Keita didn’t go to the doctor that week expecting to learn his high school career had been cut short. Williams’ fears were right: Keita had torn his ACL. He waited until he went to Williams’ office to deliver the news, and the tears fell soon after.

“I said, ‘Hey man, we’re gonna call Cuonzo (Martin), everything is gonna be good. Cuonzo himself has had like three knee injuries, he’s been through it,’” Williams said. “He was like, ‘I’m not worried about that, coach, I’m worried about my team.’ That just tells you where his mindset is as a person. It wasn’t about himself, personal success or his future, it was about the team he was playing with.”

But Keita knew he had to call Martin. He sat alone in his car in shock before finally gathering himself. Martin let him know that it was a bump in the road, never wavering from his stance on Keita and his commitment. In the following months, he texted Keita daily motivational paragraphs.

“I realized that I made a good choice,” Keita said. “There’s no bad at all. I’ve chosen the right person.”
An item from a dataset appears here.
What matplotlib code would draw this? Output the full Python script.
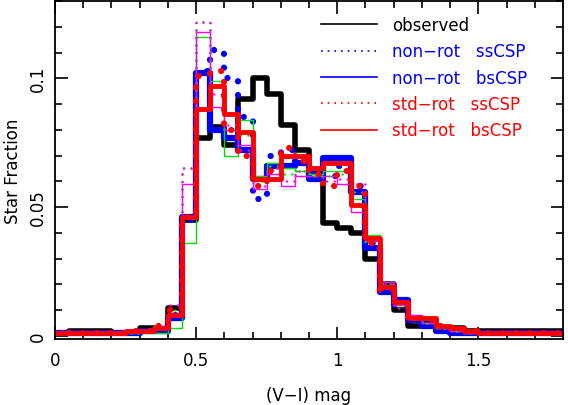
import numpy as np
import matplotlib
matplotlib.use("Agg")
import matplotlib.pyplot as plt
from matplotlib.lines import Line2D
from matplotlib.ticker import MultipleLocator

# bin edges of the (V-I) histograms, 0.05 mag wide
edges = np.round(np.arange(0.0, 1.8001, 0.05), 3)

observed = [0.001, 0.002, 0.002, 0.002, 0.001, 0.001, 0.003, 0.002, 0.011, 0.045,
            0.077, 0.081, 0.074, 0.092, 0.100, 0.094, 0.082, 0.072, 0.064, 0.044,
            0.042, 0.040, 0.030, 0.020, 0.010, 0.004, 0.005, 0.003, 0.003, 0.002,
            0.002, 0.002, 0.002, 0.002, 0.002, 0.002]
nonrot_ss = [0.001, 0.001, 0.001, 0.001, 0.001, 0.001, 0.002, 0.002, 0.008, 0.045,
             0.103, 0.111, 0.100, 0.085, 0.053, 0.070, 0.072, 0.068, 0.064, 0.062,
             0.066, 0.058, 0.036, 0.019, 0.012, 0.006, 0.005, 0.003, 0.002, 0.001,
             0.001, 0.001, 0.001, 0.001, 0.001, 0.001]
nonrot_bs = [0.001, 0.001, 0.001, 0.001, 0.001, 0.001, 0.002, 0.002, 0.007, 0.046,
             0.102, 0.080, 0.077, 0.072, 0.061, 0.066, 0.066, 0.067, 0.061, 0.069,
             0.069, 0.056, 0.034, 0.017, 0.014, 0.006, 0.004, 0.002, 0.001, 0.001,
             0.001, 0.001, 0.001, 0.001, 0.001, 0.001]
stdrot_ss = [0.001, 0.001, 0.001, 0.001, 0.001, 0.002, 0.002, 0.004, 0.010, 0.046,
             0.101, 0.103, 0.080, 0.070, 0.058, 0.064, 0.073, 0.068, 0.063, 0.058,
             0.064, 0.058, 0.036, 0.018, 0.013, 0.007, 0.006, 0.004, 0.003, 0.002,
             0.001, 0.001, 0.001, 0.001, 0.001, 0.001]
stdrot_bs = [0.001, 0.001, 0.001, 0.001, 0.001, 0.002, 0.002, 0.003, 0.008, 0.046,
             0.088, 0.097, 0.086, 0.079, 0.061, 0.061, 0.070, 0.070, 0.065, 0.067,
             0.067, 0.051, 0.038, 0.019, 0.013, 0.007, 0.007, 0.004, 0.003, 0.002,
             0.001, 0.001, 0.001, 0.001, 0.001, 0.001]
# extra thin histograms (not in the legend)
mag_ss = [0.001, 0.001, 0.001, 0.001, 0.001, 0.002, 0.002, 0.004, 0.012, 0.065,
          0.122, 0.094, 0.082, 0.072, 0.058, 0.065, 0.060, 0.064, 0.062, 0.060,
          0.061, 0.059, 0.038, 0.020, 0.011, 0.007, 0.005, 0.003, 0.002, 0.001,
          0.001, 0.001, 0.001, 0.001, 0.001, 0.001]
mag_bs = [0.001, 0.001, 0.001, 0.001, 0.001, 0.002, 0.002, 0.004, 0.009, 0.059,
          0.118, 0.089, 0.080, 0.074, 0.057, 0.063, 0.058, 0.062, 0.062, 0.062,
          0.059, 0.048, 0.037, 0.021, 0.012, 0.008, 0.005, 0.003, 0.002, 0.001,
          0.001, 0.001, 0.001, 0.001, 0.001, 0.001]
grn_ss = [0.001, 0.001, 0.001, 0.001, 0.001, 0.001, 0.002, 0.003, 0.010, 0.065,
          0.122, 0.097, 0.080, 0.078, 0.060, 0.066, 0.063, 0.064, 0.062, 0.062,
          0.063, 0.056, 0.036, 0.020, 0.012, 0.007, 0.005, 0.003, 0.002, 0.001,
          0.001, 0.001, 0.001, 0.001, 0.001, 0.001]
grn_bs = [0.001, 0.001, 0.001, 0.001, 0.001, 0.001, 0.001, 0.001, 0.003, 0.036,
          0.116, 0.099, 0.070, 0.084, 0.062, 0.067, 0.065, 0.064, 0.063, 0.064,
          0.064, 0.053, 0.039, 0.021, 0.012, 0.007, 0.005, 0.003, 0.002, 0.001,
          0.001, 0.001, 0.001, 0.001, 0.001, 0.001]

labels = ["observed", "non\u2212rot   ssCSP", "non\u2212rot   bsCSP",
          "std\u2212rot   ssCSP", "std\u2212rot   bsCSP"]
label_colors = ["black", "blue", "blue", "red", "red"]

plt.rcParams["font.family"] = ["DejaVu Sans"]
plt.rcParams["font.size"] = 12

fig = plt.figure(figsize=(5.68, 4.06), dpi=100)
ax = fig.add_axes([55 / 568, 1 - 340 / 406, 508 / 568, 338 / 406])


def hist(vals, **kw):
    v = np.append(vals, vals[-1])
    ax.step(edges, v, where="post", solid_capstyle="round",
            dash_capstyle="round", **kw)


dots_big = (0, (0.01, 2.2))
dots_small = (0, (0.01, 3.0))

hist(observed, color="black", lw=4.0, solid_joinstyle="round")
hist(nonrot_bs, color="blue", lw=4.5)
hist(nonrot_ss, color="blue", lw=4.5, ls=dots_big)
hist(grn_bs, color="#00e000", lw=1.0)
hist(mag_bs, color="magenta", lw=1.0)
hist(grn_ss, color="#00e000", lw=1.8, ls=dots_small)
hist(mag_ss, color="magenta", lw=1.8, ls=dots_small)
hist(stdrot_ss, color="red", lw=4.5, ls=dots_big)
hist(stdrot_bs, color="red", lw=3.5)

ax.set_xlim(0, 1.8)
ax.set_ylim(-0.0012, 0.13)
ax.xaxis.set_major_locator(MultipleLocator(0.5))
ax.xaxis.set_minor_locator(MultipleLocator(0.1))
ax.yaxis.set_major_locator(MultipleLocator(0.05))
ax.yaxis.set_minor_locator(MultipleLocator(0.01))
ax.xaxis.set_major_formatter(plt.FuncFormatter(lambda v, p: f"{v:g}"))
ax.yaxis.set_major_formatter(plt.FuncFormatter(lambda v, p: f"{v:g}"))
ax.tick_params(which="both", direction="in", top=True, right=True, width=1.2)
ax.tick_params(which="major", length=9)
ax.tick_params(which="minor", length=5)
ax.tick_params(axis="x", pad=9)
ax.tick_params(axis="y", labelrotation=90, pad=6)
for t in ax.get_yticklabels():
    t.set_va("center")
for s in ax.spines.values():
    s.set_linewidth(1.3)

ax.set_xlabel("(V\u2212I) mag", labelpad=12)
ax.set_ylabel("Star Fraction", labelpad=5)

handles = [Line2D([], [], color="black", lw=1.2),
           Line2D([], [], color="blue", lw=1.2, ls=(0, (1, 3))),
           Line2D([], [], color="blue", lw=1.2),
           Line2D([], [], color="red", lw=1.2, ls=(0, (1, 3))),
           Line2D([], [], color="red", lw=1.2)]
leg = ax.legend(handles, labels, loc="upper left", bbox_to_anchor=(0.5, 0.99),
                frameon=False, handlelength=3.4, handletextpad=0.9,
                labelspacing=0.5, borderaxespad=0.3)
for t, c in zip(leg.get_texts(), label_colors):
    t.set_color(c)

fig.savefig("out.png", dpi=100)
Keita spent his senior year learning the game from a brand new viewpoint: the sideline. He sees the game differently now. Where most kids would see as a setback, he sees a necessary step.

“I think it built me as a person,” he said. “I had to learn next to Coach Kent. I had to be like an assistant coach sometimes, trying to learn why Coach Kent took a timeout or did this.”

That sideline stint helped Keita understand his place in the game. He saw firsthand that there are necessary decisions and players who must make them. Keita knows he’ll have to make some of those decisions on a fresh-faced Tigers team as it enters a new era.

“He definitely fits a role for what coach Martin likes,” Williams said. “And sometimes I think some people get caught up in recruitment trying to get the 13 most talented players, and that doesn’t necessarily mean that you’re making the best team. When you’re trying to put a team together, you need a guy who’s willing to do some of the other parts that some other guys might not be willing to do. I think Cuonzo saw that in him. I know that’s what Yaya feels in himself.”

Keita rehabbed hard, beating the timetable doctors gave him to return to the floor. He’s spent the summer on Missouri’s campus working toward being in better shape than he was before he went down.

While part of what drove Keita’s move to Columbia was an appreciation for a coach who recognizes the inner workings of a team, Williams knows how difficult it has been and will continue to be for Keita to live across the ocean from his family, and that Martin can prepare him for what’s ahead.

“(Martin) is a life coach for some of these guys,” Williams said. He’ll help these guys really learn to be on their own. And (Keita) is a guy that’s been on his own. He appreciates that and he appreciates the guidance he’ll be given from Cuonzo.”

Keita still finds solace in the gym, working to better his game. Shooting around or lifting weights alone, he often finds his mind drifting toward his mother’s last words.

“Take care of yourself. Be yourself. Never change.”

Her words read like a scripture. He carries them with him like a birthmark.

He’s reminded daily of what he’s given up to get here — every time he reaches for the clothes his mother made him that somehow still fit him perfectly, or whenever he glances at the pictures of his family that he’s kept through every stop.

Now in his new home, he’s focused on the sacrifices ahead and how, in his eyes, everything happens for a reason.

“I made a lot of sacrifices,” Keita said. “And I’m still giving. Since I’ve been here I’ve still never went back home, still fighting, still going through a lot of stuff. StIll missing home, missing my brothers, my sisters. Man, you already know it's tough. But I’m still going.

"There's thousands of kids out there playing basketball waiting for an opportunity like this. So for God to give it to me, it’s a blessing.”